Figure. Topic Alignments. Subcorpus models (k = {20, 40, 60, 80}) for all five selected LCCO subject headings. In general, coarser models (i.e., those with lower number of topics) achieve the worst-whole-corpus-performance with a smaller subcorpus size than fine-grained models (i.e., those with higher number of topics).

Community Impact

The Topic Explorer has become a core component of the HTRC Data Capsule. In addition to our research team’s presentations at the HTRC UnCamp 2015, a tutorial at JCDL 2015, and at the HathiTrust User’s Meeting, the work was presented by the larger HTRC community at the Humanities Intensive Learning and Teaching (HILT) conference in Indianapolis in July.

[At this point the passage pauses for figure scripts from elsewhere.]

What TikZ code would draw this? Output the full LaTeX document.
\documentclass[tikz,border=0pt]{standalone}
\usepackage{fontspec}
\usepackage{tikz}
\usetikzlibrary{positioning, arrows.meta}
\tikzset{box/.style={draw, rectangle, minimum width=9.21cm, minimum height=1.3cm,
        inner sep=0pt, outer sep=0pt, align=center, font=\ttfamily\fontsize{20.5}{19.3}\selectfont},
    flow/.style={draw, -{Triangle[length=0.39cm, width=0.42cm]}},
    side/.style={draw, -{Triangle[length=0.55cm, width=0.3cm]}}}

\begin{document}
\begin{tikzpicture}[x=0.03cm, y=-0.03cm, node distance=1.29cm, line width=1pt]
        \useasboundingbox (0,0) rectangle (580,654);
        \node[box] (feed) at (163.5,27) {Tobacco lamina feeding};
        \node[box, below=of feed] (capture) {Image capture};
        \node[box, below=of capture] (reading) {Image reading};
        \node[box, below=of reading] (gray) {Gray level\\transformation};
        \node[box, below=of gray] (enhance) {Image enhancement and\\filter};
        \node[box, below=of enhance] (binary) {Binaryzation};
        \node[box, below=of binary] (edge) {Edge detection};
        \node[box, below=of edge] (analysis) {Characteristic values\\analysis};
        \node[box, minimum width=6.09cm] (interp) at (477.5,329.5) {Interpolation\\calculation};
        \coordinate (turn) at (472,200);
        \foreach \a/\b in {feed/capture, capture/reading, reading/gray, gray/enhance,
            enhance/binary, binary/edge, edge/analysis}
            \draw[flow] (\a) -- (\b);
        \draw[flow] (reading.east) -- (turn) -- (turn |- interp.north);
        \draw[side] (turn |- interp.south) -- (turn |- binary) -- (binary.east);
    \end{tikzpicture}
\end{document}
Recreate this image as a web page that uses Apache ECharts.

In addition, the work shows continuing promise for impact. This semester an undergraduate research assistant with the InPhO lab has taken on scaling the experiments to all subject areas in the Library of Congress. On January 31, we will submit a condensed version of this report to the International Conference on Computational Social Science. Finally, we are submitting a proposal to the Institute of Museum and Library Services (IMLS) National Leadership Grants for Libraries Program for federal support to scale up this experiment. The grant pre-proposal is due on February 2nd, with announcements made in August 2016.

Resources

Jaimie Murdock, Jiaan Zeng, Colin Allen. Project report http://arxiv.org/abs/1512.05004

Jaimie Murdock, Jiaan Zeng, and Robert H McDonald. Topic Exploration with the HTRC Data Capsule for Non-Consumptive Research. In JCDL ’15 Proceedings of the 15th ACM/IEEE-CS joint conference on Digital libraries, Knoxville, Tennessee, USA, 2015. ACM Press.

Jean-Baptiste Michel, Yuan Kui Shen, Aviva Presser Aiden, Adrian Veres, Matthew K Gray, The Google Books Team, Joseph P Pickett, Dale Hoiberg, Dan Clancy, Peter Norvig, Jon Orwant, Steven Pinker, Martin A Nowak, and Erez Lieberman Aiden. Quantitative Analysis of Culture Using Millions of Digitized Books. Science, 331(6014):176–182, Jan 2011.

David M. Blei. Probabilistic topic models. Communications of the ACM, 55(4):77–84, April 2012.